How close is Trump to the far right?
US President Donald Trump has once again played down the significance of the racist violence in Charlottesville. This prompted several leading businessmen to leave one of his advisory committees and drew criticism from Democrats and Republicans alike. Leading members of the far right, by contrast, have praised his stance. The president is relentlessly dividing US society and poisoning the climate there, commentators observe.
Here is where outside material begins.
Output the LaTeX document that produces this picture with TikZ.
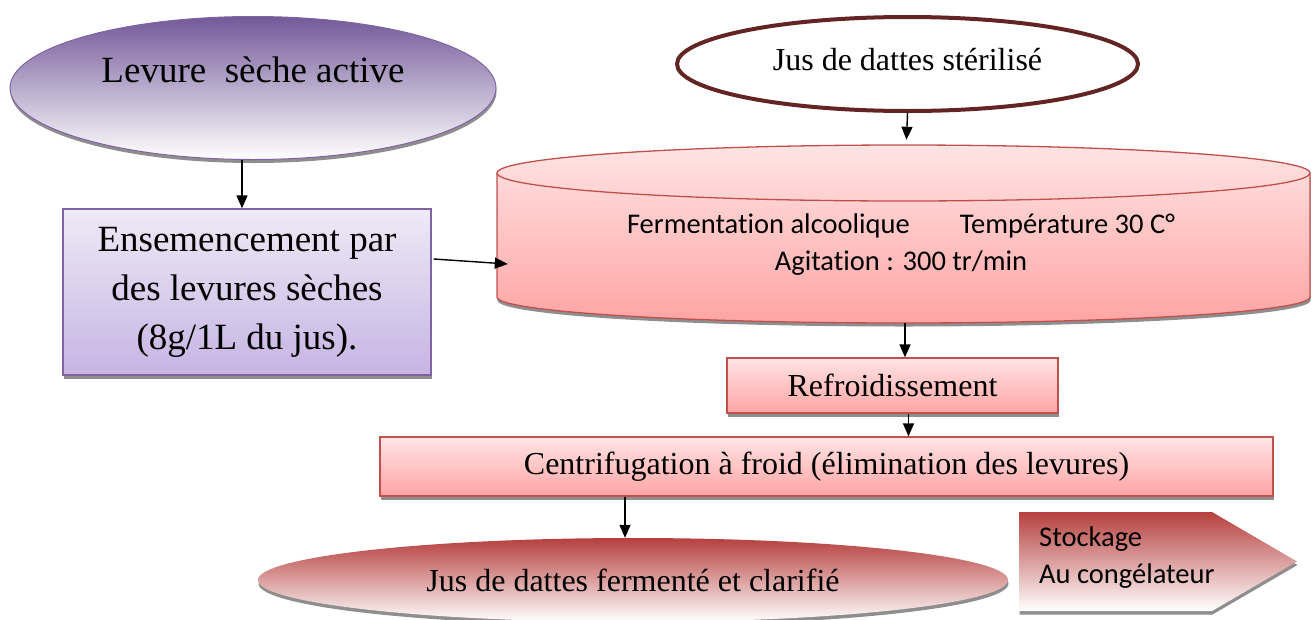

Republicans are too lenient with Trump
The Economist thinks it is a disgrace that not more Republican members of Congress have distanced themselves from the tirades of their president:
“Many held their noses and backed Mr Trump because they thought he would advance their agenda. That deal has not paid off. Mr Trump is not a Republican, but the solo star of his own drama. By tying their fate to his, they are harming their country and their party. His boorish attempts at plain speaking serve only to poison national life. ... Rather than indulging his outrages in the hope that something good will come of it, they must condemn them. The best of them did so this week. Others should follow.”
A policy of polarisation
US President Donald Trump has criticised the removal of Confederate monuments. In this tacit acceptance of the violence of the extreme right he is encouraging the glorification of slavery, US journalist Alexander Stille rails in La Repubblica:
“He is playing up to those emotions that he thinks will bring his voters together: the extremist faction with the moderate majority. The latter reject violence but they believe that the white man is being neglected and even persecuted by a political world that sides with the minorities and political correctness. … His strategy is to divert the debate from concrete issues such as the health and tax reforms to questions of identity. … Driving an ever deeper wedge between the different sections of society could, however, prove to be a dangerous game for Trump, too.”
Unprecedented stupidity
Trump's about-turn is stupidity on a historic scale, snaps Libération:
“Worse still, it is also an insult to the American identity that has formed over the course of so many battles. ... In openly accommodating racist movements, his statement takes on historic dimensions. Never before has a US president so contradicted the principles on which the democracy of his country is based. By implicitly endorsing white racism he has insulted the authors of the Fourteenth Amendment of the US constitution on which he took his oath of office and which stipulates that every American citizen enjoys the same rights irrespective of their ethnic background.”
Trump is a racist
Trump's words and deeds lead to one conclusion only, comments the daily Phileleftheros:
“The fact that he needs the far-right is not the only reason he is supporting them. Deep down he is one of them - as his words and work demonstrate. He is the president with the fewest women in government, and who spoke about them in the most vile way. He is the president who has issued decrees against certain religious groups entering the US. He is the president who, every time an Afro-American is killed by a white police officer, talks about fighting crime. In a nutshell, he is a racist.”
The KKK is grateful
You can blame Donald Trump for a lot of things, but this time he has finally gone too far, underscores Ilkka:
“Trump has given the neo-Nazis in Charlottesville his tacit approval after one of them drove his car into a crowd, killing a young woman. ... It is hard for the president to condemn the racists because members of the Ku Klux Klan in the south are his supporters. The leader of the KKK was overjoyed and publicly thanked the president. ... But you know you've done something wrong when neo-Nazis start thanking you.”
Even Republicans are distancing themselves
Trump sees himself as the president of the deeply Republican US and of the extremist anti-democratic forces rather than the US as a whole, Die Welt asserts:
“Nine months after his election victory Trump is not leading the country but the 'movement' that swept him into power. ... He seems to accept the growing radicalisation of this movement. But this is a dangerous tactic. The more Trump stoops to the level of this unsavoury section of American society, the faster even the ultra-conservative Republicans will distance themselves from him. Freedom of speech is upheld in the US. It is granted by the great majority of society even to white supremacists or KKK extremists. ... But ultimately the only people who approve of a president who indirectly plays down the violent acts of these extremists are those who approve of those acts.”
Advisors' departure a hard blow for Trump
Trump's latest relativisation of the racist riots in Charlottesville has prompted a number of business leaders to step down from the president's advisory board. This will hit him hard, author and columnist Hugo Camps comments with satisfaction in De Morgen:
“Their resistance is all the more significant because they represent the core of the modern, innovative companies that are the Holy Grail of Trump's election rhetoric. In view of his doctrine about how the economy can save the country the protest of these business giants hits the US president where it hurts. … Business leaders tend to avoid public debate and taking a stance on social problems. … But in the fight against hatred and intolerance, all social barriers must be removed.”